Application: Use this case to illustrate the kind of wording in the deed of covenant that will constitute express annexation.



Case precedent – Renals v Cowlishaw (1878) 9 Ch D 125



Facts: In this case the court found that the word ‘assigns’ was not enough to link any successors in title with the benefited land.


Principle: Express wording in the covenant will amount to express annexation where the wording shows that it was the intention of the original parties that the covenant should run with the land.


Application: Use this case to show that, if the benefit of the covenant is to be shown to run with the land through express annexation, the wording of the covenant must be both clear and precise.



Case precedent – Marquess of Zetland v Driver [1939] Ch 1



In addition to clear wording in the covenant itself, in order for express annexation to take place the whole of the land retained by the covenantee must be capable of benefiting from the covenant. It is not sufficient that only part of the land that has the benefit of the covenant will gain from it.



Case precedent – Re Ballard’s Conveyance [1927] Ch 473



Facts: A 17,000-acre estate sold off 16 acres of land at one edge of the estate, entering into a covenant with the buyer that the land should not be built upon. Held: The benefit of the covenant could not run on the sale of the estate, because it was not realistic to say that the whole of the estate benefited from the covenant.
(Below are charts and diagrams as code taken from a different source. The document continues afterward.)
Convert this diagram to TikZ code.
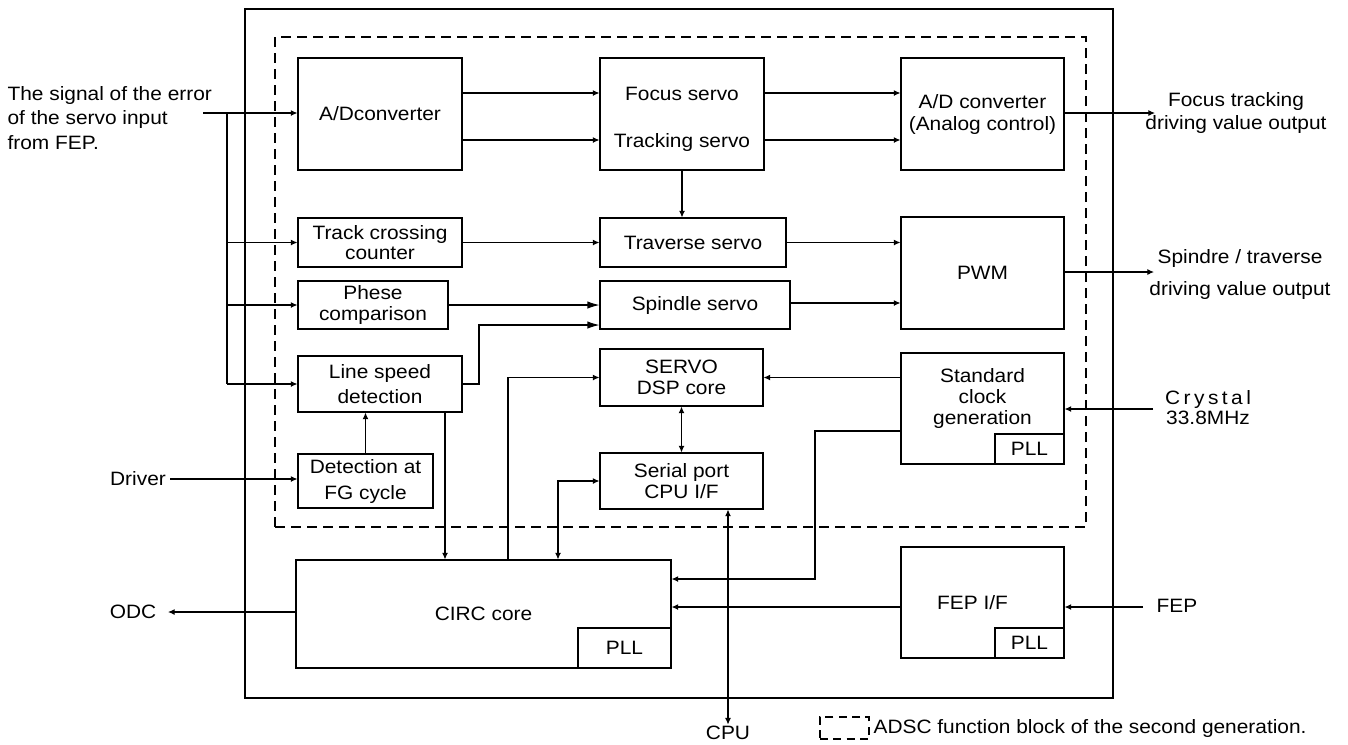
\documentclass[tikz,border=0pt]{standalone}
\usepackage{fontspec}
\setmainfont{Liberation Sans}[FakeStretch=1.08]
\usetikzlibrary{arrows.meta,fit,calc}
\newcommand\lsp{\kern2.6pt}
\begin{document}
\begin{tikzpicture}[x=0.75pt,y=-0.75pt,
  >={Latex[length=5pt,width=4.5pt]},
  box/.style={draw, line width=0.8pt, inner sep=0pt, align=center, font=\fontsize{14.5}{15.5}\selectfont},
  bx/.style n args={4}{box, minimum width={(#3-(#1))*0.75pt}, minimum height={(#4-(#2))*0.75pt}, at={({(#1+#3)/2},{(#2+#4)/2})}},
  lbl/.style={inner sep=1pt, align=center, font=\fontsize{14.5}{17}\selectfont},
  con/.style={line width=0.8pt},
  big/.style={-{Latex[length=9pt,width=5.5pt]}},
]
\useasboundingbox (0,0) rectangle (1348,744);
% frames
\node[draw, line width=2.2pt, inner sep=0pt, fit={(245,9)(1113,698)}] (chip) {};
\node[draw, dash pattern=on 7.5pt off 4.5pt, line width=1.6pt, inner sep=0pt, fit={(275,37)(1086,527)}] (adsc) {};
% blocks
\node[bx={298}{58}{462}{170}] (adc) {A/Dconverter};
\node[bx={600}{58}{764}{170}, text height=53.5pt] (fts) {Focus servo\\[20pt]Tracking servo};
\node[bx={901}{58}{1064}{170}] (ada) {A/D converter\\[1pt](Analog control)};
\node[bx={298}{218}{462}{267}] (tcc) {Track crossing\\counter};
\node[bx={600}{218}{786}{267}] (trs) {Traverse servo};
\node[bx={901}{217}{1064}{329}] (pwm) {PWM};
\node[bx={298}{281}{448}{329}] (phc) {Phese\\comparison};
\node[bx={600}{281}{790}{329}] (sps) {Spindle servo};
\node[bx={298}{356}{462}{412}] (lsd) {Line speed\\[3pt]detection};
\node[bx={298}{454}{433}{508}] (fg) {Detection at\\[4pt]FG cycle};
\node[bx={600}{349}{763}{406}] (dsp) {SERVO\\DSP core};
\node[bx={600}{453}{763}{509}] (spc) {Serial port\\CPU I/F};
\node[bx={901}{353}{1064}{464}, text depth=18pt] (scg) {Standard\\clock\\generation};
\node[bx={995}{434}{1064}{464}] (scgpll) {PLL};
\node[bx={296}{560}{671}{668}] (circ) {CIRC core};
\node[bx={578}{628}{671}{668}] (circpll) {PLL};
\node[bx={901}{547}{1064}{658}] (fep) {FEP I/F\kern15pt};
\node[bx={995}{628}{1064}{658}] (feppll) {PLL};
% labels
\node[lbl, align=left, anchor=west, font=\fontsize{14.5}{18.4}\selectfont] (sig) at (6,118) {The signal of the error\\of the servo input\\from FEP.};
\node[lbl] (ftout) at (1236,113) {Focus tracking\\driving value output};
\node[lbl, font=\fontsize{14.5}{24}\selectfont] (stout) at (1240,274) {Spindre / traverse\\driving value output};
\node[lbl, font=\fontsize{14.5}{15}\selectfont] (xtal) at (1208,408) {C\lsp r\lsp y\lsp s\lsp t\lsp a\lsp l\\33.8MHz};
\node[lbl, anchor=west] (fepin) at (1155,606) {FEP};
\node[lbl] (driver) at (138,479) {Driver};
\node[lbl] (odc) at (133,612) {ODC};
\node[lbl] (cpu) at (728,733) {CPU};
\node[draw, dash pattern=on 6pt off 4pt, line width=1.5pt, inner sep=0pt, fit={(820,717)(869,739)}] (leg) {};
\node[lbl, anchor=west] (legtxt) at (872,728) {ADSC function block of the second generation.};
% helper coordinates
\coordinate (sigend) at (203,113);
\coordinate (bus) at (227,113);
\coordinate (r1) at (0,93);
\coordinate (r2) at (0,140);
\coordinate (r3) at (0,303);
\coordinate (r4) at (0,579);
\coordinate (r5) at (0,607);
\coordinate (ftend) at (1155,113);
\coordinate (stend) at (1154,272);
\coordinate (j1) at (479,325);
\coordinate (j2) at (445,0);
\coordinate (j3) at (508,0);
\coordinate (j4) at (558,0);
\coordinate (j5) at (728,0);
\coordinate (j6) at (815,431);
\coordinate (fepend) at (1143,607);
\coordinate (xtalend) at (1153,409);
\coordinate (odcend) at (168,612);
\coordinate (drvstart) at (170,479);
% connectors
\draw[con,->] (sigend) -- (adc.west |- sigend);
\draw[con] (bus) -- (bus |- lsd.west);
\draw[con,->] (bus |- tcc.west) -- (tcc.west);
\draw[con,->] (bus |- phc.west) -- (phc.west);
\draw[con,->] (bus |- lsd.west) -- (lsd.west);
\draw[con,->] (adc.east |- r1) -- (fts.west |- r1);
\draw[con,->] (adc.east |- r2) -- (fts.west |- r2);
\draw[con,->] (fts.east |- r1) -- (ada.west |- r1);
\draw[con,->] (fts.east |- r2) -- (ada.west |- r2);
\draw[con,->] (ada.east |- ftend) -- (ftend);
\draw[con,->] (fts.south) -- (fts.south |- trs.north);
\draw[con,->] (tcc.east) -- (trs.west);
\draw[con,->] (trs.east) -- (trs.east -| pwm.west);
\draw[con,big] (phc.east) -- (phc.east -| sps.west);
\draw[con,big] (lsd.east) -| (j1) -- (j1 -| sps.west);
\draw[con,->] (sps.east |- r3) -- (pwm.west |- r3);
\draw[con,->] (pwm.east |- stend) -- (stend);
\draw[con,->] (fg.north) -- (fg.north |- lsd.south);
\draw[con,->] (lsd.south -| j2) -- (circ.north -| j2);
\draw[con,->] (circ.north -| j3) |- (dsp.west);
\draw[con,<->] (circ.north -| j4) |- (spc.west);
\draw[con,<->] (dsp.south) -- (spc.north);
\draw[con,<->] (spc.south -| j5) -- (cpu.north);
\draw[con,->] (scg.west |- dsp.east) -- (dsp.east);
\draw[con,->] (scg.west |- j6) -- (j6) |- (circ.east |- r4);
\draw[con,->] (fep.west |- r5) -- (circ.east |- r5);
\draw[con,->] (fepend) -- (fep.east |- fepend);
\draw[con,->] (xtalend) -- (scg.east |- xtalend);
\draw[con,->] (circ.west |- odcend) -- (odcend);
\draw[con,->] (drvstart) -- (fg.west |- drvstart);
\end{tikzpicture}
\end{document}
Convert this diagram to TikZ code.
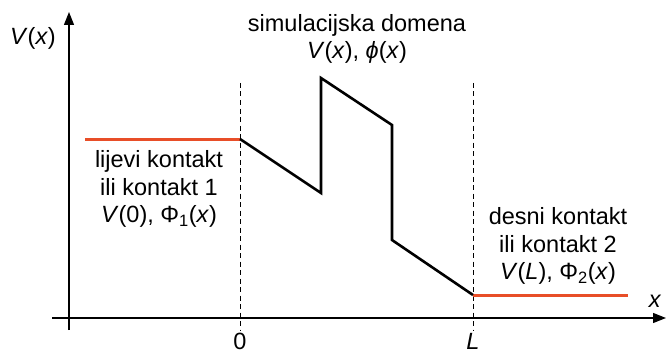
\documentclass[tikz,border=0pt]{standalone}
\usepackage{fontspec}
\setmainfont{Liberation Sans}
\usetikzlibrary{arrows.meta,positioning}
\definecolor{kontaktred}{RGB}{232,78,40}

\begin{document}
\begin{tikzpicture}[x=1pt, y=-1pt,
    lbl/.style={font=\fontsize{23.5}{27.5}\selectfont, align=center, inner sep=0pt},
    axis/.style={line width=1.3pt, -{Triangle[length=13pt,width=10pt]}},
    guide/.style={line width=0.9pt, dash pattern=on 5pt off 3.5pt},
    curve/.style={line width=2.6pt, line join=miter},
    contact/.style={kontaktred, line width=3pt},
]
\useasboundingbox (0,0) rectangle (667,353);

% Axes
\coordinate (xs) at (52,318);
\coordinate (xe) at (666,318);
\coordinate (ys) at (69,330);
\coordinate (ye) at (69,12);
\draw[axis] (xs) -- (xe);
\draw[axis] (ys) -- (ye);

% Domain borders x=0 and x=L
\coordinate (d0t) at (240,83);
\coordinate (d0b) at (240,330);
\coordinate (dLt) at (473,83);
\coordinate (dLb) at (473,330);
\draw[guide] (d0t) -- (d0b);
\draw[guide] (dLt) -- (dLb);

% Potential inside the domain
\coordinate (p0) at (240,139);
\coordinate (p1) at (321,193);
\coordinate (p2) at (321,78);
\coordinate (p3) at (392,125);
\coordinate (p4) at (392,240);
\coordinate (p5) at (473,295);

% Contacts
\coordinate (lc) at (85,139);
\coordinate (rc) at (628,295);
\draw[contact] (lc) -- (p0);
\draw[contact] (p5) -- (rc);

\draw[curve] (p0) -- (p1) -- (p2) -- (p3) -- (p4) -- (p5);

% Labels
\node[lbl] (vlab) at (33,38) {\textit{V}(\textit{x})};
\node[lbl] (xlab) at (655,301) {\textit{x}};
\node[lbl] (zero) at (240,341) {0};
\node[lbl] (llab) at (473,341) {\textit{L}};

\node[lbl] (domena) at (357,39) {simulacijska domena\\\textit{V}(\textit{x}), \textit{ϕ}(\textit{x})};
\node[lbl] (lijevi) at (159,189) {lijevi kontakt\\ili kontakt 1\\\textit{V}(0), Φ\textsubscript{1}(\textit{x})};
\node[lbl] (desni) at (558,246) {desni kontakt\\ili kontakt 2\\\textit{V}(\textit{L}), Φ\textsubscript{2}(\textit{x})};

\end{tikzpicture}
\end{document}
Only the part of the estate nearest to the boundary with the land that had been sold could benefit.


Principle: In order for express annexation to take place, the whole of the land retained by the covenantee must be capable of benefiting from the covenant.


Application: Compare this case with the facts of your own scenario to show that a covenant will or will not pass with the land in question.


The application of the rule set out in Re Ballard’s Conveyance will turn upon the facts of each individual case. However, the rule has been relaxed in recent years.



Case precedent – Marten v Flight Refuelling Ltd [1962] Ch 115



Facts: The court made a finding that a covenant to use land, sold for agricultural purposes only, was annexed for the benefit of the whole of a 7,500-acre estate.


Principle: In order for express annexation to take place, the whole of the land retained by the covenantee must be capable of benefiting from the covenant.


Application: Use this case to illustrate the recent relaxation in the rule set out in Re Ballard’s Conveyance.


Implied annexation


Implied annexation is very rare, and something which can only be done by the courts. The courts will imply annexation if they find that the circumstances indicate an intention to benefit the land.